**Exercise instructions**
Among the entries below, find the line with "Give me the matplotlib source for this chart.", then quote it and each following line up to and including the line with "from matplotlib.ticker import MultipleLocator", and nothing else.
****
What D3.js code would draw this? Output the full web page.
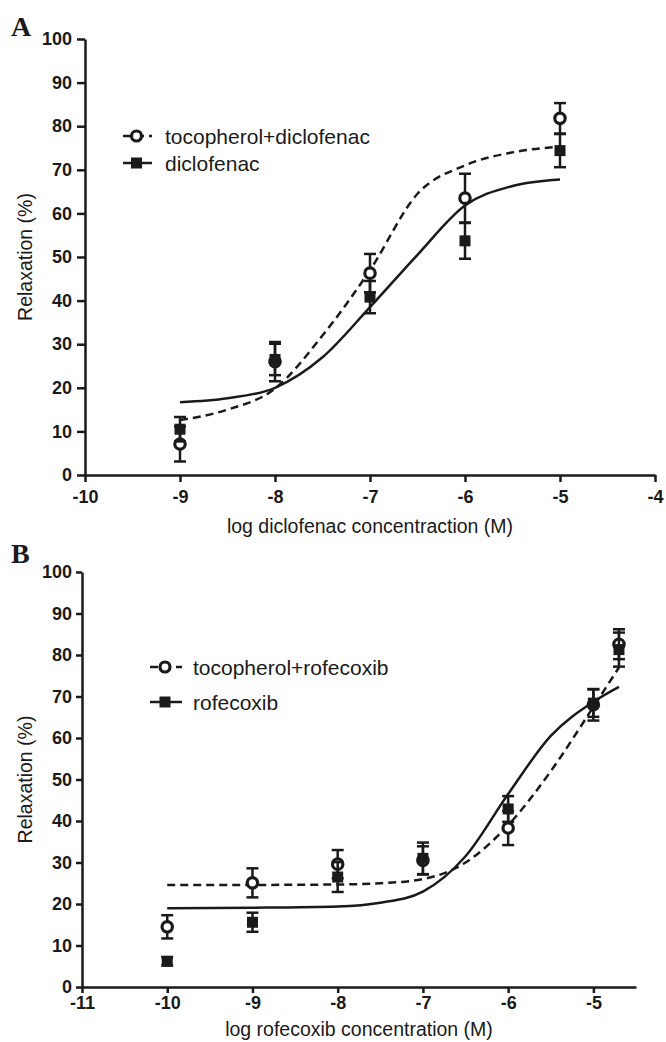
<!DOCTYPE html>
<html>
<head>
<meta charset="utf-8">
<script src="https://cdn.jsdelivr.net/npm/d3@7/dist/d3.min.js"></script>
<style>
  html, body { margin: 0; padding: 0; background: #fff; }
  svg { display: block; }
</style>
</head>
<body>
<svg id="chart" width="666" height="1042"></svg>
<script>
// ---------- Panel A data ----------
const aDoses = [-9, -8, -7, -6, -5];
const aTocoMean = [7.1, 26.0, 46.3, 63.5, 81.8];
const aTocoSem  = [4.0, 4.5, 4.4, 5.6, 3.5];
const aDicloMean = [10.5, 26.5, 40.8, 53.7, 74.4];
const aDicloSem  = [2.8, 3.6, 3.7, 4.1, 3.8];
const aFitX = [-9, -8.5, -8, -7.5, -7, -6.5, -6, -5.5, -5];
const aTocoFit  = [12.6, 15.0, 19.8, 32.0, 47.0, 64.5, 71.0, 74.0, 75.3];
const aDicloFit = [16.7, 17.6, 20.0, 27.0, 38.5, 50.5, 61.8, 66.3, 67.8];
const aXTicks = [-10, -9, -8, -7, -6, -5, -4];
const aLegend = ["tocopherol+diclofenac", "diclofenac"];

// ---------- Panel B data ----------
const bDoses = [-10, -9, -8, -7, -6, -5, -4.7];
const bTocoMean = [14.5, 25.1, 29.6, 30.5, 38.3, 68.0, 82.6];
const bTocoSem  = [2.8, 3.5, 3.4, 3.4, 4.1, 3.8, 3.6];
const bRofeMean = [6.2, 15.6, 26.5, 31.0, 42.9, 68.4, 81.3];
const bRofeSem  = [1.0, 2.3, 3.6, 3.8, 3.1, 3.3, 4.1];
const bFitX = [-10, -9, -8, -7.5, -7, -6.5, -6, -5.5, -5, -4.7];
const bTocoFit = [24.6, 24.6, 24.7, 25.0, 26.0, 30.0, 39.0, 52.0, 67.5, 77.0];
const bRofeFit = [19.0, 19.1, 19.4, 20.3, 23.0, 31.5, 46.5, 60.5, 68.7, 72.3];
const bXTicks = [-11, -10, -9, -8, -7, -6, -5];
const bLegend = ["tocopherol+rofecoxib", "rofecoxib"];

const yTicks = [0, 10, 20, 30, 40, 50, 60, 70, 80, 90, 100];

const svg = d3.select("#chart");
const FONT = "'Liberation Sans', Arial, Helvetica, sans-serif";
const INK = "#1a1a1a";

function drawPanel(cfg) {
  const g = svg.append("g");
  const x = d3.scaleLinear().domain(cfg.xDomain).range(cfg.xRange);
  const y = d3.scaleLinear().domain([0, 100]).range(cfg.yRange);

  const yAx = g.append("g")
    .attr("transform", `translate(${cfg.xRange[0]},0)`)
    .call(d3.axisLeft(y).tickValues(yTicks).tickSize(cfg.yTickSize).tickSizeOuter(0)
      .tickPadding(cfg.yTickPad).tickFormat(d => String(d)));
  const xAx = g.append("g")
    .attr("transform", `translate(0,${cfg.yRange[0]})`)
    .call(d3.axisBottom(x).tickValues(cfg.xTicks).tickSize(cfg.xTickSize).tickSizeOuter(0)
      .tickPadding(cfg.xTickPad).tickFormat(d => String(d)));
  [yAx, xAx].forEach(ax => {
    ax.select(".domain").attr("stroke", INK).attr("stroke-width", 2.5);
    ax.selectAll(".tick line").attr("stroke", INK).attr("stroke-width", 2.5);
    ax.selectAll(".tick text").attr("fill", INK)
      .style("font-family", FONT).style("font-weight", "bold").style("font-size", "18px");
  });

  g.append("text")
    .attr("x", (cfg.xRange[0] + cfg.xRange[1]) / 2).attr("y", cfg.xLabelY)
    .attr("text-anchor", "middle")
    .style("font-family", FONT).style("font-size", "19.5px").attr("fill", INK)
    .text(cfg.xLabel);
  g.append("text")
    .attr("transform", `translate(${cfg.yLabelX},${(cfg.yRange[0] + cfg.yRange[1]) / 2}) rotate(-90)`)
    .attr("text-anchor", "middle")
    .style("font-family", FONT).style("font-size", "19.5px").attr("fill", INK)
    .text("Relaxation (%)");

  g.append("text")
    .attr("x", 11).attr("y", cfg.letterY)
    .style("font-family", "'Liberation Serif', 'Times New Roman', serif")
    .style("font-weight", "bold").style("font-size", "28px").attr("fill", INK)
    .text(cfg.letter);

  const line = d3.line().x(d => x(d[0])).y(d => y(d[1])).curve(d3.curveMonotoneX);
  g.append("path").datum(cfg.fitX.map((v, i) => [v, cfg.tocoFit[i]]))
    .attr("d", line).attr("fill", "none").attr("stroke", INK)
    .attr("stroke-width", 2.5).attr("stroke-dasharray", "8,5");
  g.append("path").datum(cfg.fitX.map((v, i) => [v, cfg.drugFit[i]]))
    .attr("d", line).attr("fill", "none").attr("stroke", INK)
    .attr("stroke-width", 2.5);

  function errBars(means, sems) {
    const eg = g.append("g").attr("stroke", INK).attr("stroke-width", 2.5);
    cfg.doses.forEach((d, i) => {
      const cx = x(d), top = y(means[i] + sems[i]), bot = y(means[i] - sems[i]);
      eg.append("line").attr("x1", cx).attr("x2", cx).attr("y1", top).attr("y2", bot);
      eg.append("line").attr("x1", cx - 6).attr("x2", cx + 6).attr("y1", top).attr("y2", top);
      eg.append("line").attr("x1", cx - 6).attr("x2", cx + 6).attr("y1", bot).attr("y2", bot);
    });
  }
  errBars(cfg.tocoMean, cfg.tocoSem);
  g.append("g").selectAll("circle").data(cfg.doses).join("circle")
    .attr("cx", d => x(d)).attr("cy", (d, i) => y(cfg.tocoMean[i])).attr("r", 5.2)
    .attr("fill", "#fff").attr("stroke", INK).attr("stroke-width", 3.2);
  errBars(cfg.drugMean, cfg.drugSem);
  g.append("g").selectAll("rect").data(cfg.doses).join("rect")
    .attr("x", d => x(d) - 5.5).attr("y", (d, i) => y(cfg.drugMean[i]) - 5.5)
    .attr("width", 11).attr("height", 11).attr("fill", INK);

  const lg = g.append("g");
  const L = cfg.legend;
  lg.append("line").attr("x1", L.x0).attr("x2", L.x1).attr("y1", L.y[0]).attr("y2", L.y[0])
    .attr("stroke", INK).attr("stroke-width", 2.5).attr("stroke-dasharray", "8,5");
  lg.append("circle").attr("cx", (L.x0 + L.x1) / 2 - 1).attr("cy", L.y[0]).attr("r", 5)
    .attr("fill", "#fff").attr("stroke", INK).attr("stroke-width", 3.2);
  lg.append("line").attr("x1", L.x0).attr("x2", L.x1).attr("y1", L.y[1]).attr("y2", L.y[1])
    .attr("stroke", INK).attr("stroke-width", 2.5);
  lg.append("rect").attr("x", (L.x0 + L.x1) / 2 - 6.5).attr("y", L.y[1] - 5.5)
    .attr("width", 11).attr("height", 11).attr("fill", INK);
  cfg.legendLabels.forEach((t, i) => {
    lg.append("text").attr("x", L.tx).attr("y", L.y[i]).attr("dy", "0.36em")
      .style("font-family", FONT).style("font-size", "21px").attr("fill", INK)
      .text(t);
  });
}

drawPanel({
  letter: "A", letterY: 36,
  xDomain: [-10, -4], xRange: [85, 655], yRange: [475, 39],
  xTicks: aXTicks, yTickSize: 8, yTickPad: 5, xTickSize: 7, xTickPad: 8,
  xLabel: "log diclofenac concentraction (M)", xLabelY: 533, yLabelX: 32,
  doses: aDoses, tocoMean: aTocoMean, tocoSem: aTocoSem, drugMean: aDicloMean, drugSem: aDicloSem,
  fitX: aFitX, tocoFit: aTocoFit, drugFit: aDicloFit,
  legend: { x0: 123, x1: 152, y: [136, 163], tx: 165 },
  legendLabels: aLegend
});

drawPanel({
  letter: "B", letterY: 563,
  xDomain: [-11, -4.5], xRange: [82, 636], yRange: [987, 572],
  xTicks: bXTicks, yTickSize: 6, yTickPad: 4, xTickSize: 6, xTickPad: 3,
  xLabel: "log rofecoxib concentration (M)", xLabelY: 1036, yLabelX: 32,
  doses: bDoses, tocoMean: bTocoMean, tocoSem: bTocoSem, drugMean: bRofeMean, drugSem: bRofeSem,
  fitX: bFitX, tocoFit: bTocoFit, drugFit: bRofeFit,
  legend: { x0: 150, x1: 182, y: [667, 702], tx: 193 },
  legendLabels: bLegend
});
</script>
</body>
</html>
****
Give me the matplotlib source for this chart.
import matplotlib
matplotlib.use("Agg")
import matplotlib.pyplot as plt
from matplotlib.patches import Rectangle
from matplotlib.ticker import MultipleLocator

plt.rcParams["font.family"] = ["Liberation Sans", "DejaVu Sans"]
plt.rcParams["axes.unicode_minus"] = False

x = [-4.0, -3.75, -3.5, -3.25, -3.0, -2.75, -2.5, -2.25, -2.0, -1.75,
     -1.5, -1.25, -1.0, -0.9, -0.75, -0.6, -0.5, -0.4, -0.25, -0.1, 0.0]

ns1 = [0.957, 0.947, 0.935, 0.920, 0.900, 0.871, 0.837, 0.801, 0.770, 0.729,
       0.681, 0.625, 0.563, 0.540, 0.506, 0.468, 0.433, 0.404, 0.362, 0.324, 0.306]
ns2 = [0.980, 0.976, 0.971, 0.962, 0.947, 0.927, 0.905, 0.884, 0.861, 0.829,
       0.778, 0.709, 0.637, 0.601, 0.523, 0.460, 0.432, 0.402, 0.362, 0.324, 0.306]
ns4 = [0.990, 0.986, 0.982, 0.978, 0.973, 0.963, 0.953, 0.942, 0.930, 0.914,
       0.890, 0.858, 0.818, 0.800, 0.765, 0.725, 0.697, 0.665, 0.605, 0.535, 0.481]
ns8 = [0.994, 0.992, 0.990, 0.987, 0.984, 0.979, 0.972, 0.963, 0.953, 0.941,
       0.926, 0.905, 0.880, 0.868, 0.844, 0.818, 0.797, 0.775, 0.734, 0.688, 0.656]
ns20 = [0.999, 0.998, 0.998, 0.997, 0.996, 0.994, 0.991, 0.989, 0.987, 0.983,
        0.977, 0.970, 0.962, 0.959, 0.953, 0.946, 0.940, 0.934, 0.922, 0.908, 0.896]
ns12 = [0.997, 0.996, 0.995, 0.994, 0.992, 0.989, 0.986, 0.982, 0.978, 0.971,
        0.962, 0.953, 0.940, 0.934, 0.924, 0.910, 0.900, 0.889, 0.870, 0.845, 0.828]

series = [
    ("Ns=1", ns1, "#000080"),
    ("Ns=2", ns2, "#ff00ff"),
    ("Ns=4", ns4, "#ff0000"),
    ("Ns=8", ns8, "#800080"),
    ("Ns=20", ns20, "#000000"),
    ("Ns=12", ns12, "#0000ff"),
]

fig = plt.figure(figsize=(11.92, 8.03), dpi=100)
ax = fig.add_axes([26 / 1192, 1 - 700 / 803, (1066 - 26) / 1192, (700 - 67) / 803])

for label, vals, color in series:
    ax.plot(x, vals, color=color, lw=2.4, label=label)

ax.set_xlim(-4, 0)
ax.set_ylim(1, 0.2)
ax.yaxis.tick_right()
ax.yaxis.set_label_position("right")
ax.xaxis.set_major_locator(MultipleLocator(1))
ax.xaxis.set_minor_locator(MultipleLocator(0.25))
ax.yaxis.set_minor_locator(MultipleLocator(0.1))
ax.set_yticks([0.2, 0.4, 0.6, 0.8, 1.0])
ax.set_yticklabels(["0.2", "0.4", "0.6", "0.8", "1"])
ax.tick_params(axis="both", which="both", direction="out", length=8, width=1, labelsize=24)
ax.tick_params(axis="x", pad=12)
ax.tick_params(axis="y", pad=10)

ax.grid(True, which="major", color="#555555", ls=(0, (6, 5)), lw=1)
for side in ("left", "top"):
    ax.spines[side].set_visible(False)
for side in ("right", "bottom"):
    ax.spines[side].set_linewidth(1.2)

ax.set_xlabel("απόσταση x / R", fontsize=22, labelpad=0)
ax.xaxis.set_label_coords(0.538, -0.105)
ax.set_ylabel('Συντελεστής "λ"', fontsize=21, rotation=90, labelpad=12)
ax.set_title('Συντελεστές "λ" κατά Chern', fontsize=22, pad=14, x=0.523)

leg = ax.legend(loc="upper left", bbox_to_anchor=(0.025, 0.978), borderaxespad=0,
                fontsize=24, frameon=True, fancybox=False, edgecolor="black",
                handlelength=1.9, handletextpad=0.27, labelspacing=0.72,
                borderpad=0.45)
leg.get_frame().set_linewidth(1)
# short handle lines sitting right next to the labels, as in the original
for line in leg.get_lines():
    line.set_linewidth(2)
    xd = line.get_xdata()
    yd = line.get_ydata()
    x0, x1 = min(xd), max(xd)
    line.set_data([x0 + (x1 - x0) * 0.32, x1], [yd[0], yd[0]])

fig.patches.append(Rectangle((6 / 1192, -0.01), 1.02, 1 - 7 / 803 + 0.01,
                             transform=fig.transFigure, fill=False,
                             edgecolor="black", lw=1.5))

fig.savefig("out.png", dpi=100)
****
**Written solution**
Give me the matplotlib source for this chart.
import matplotlib
matplotlib.use("Agg")
import matplotlib.pyplot as plt
from matplotlib.patches import Rectangle
from matplotlib.ticker import MultipleLocator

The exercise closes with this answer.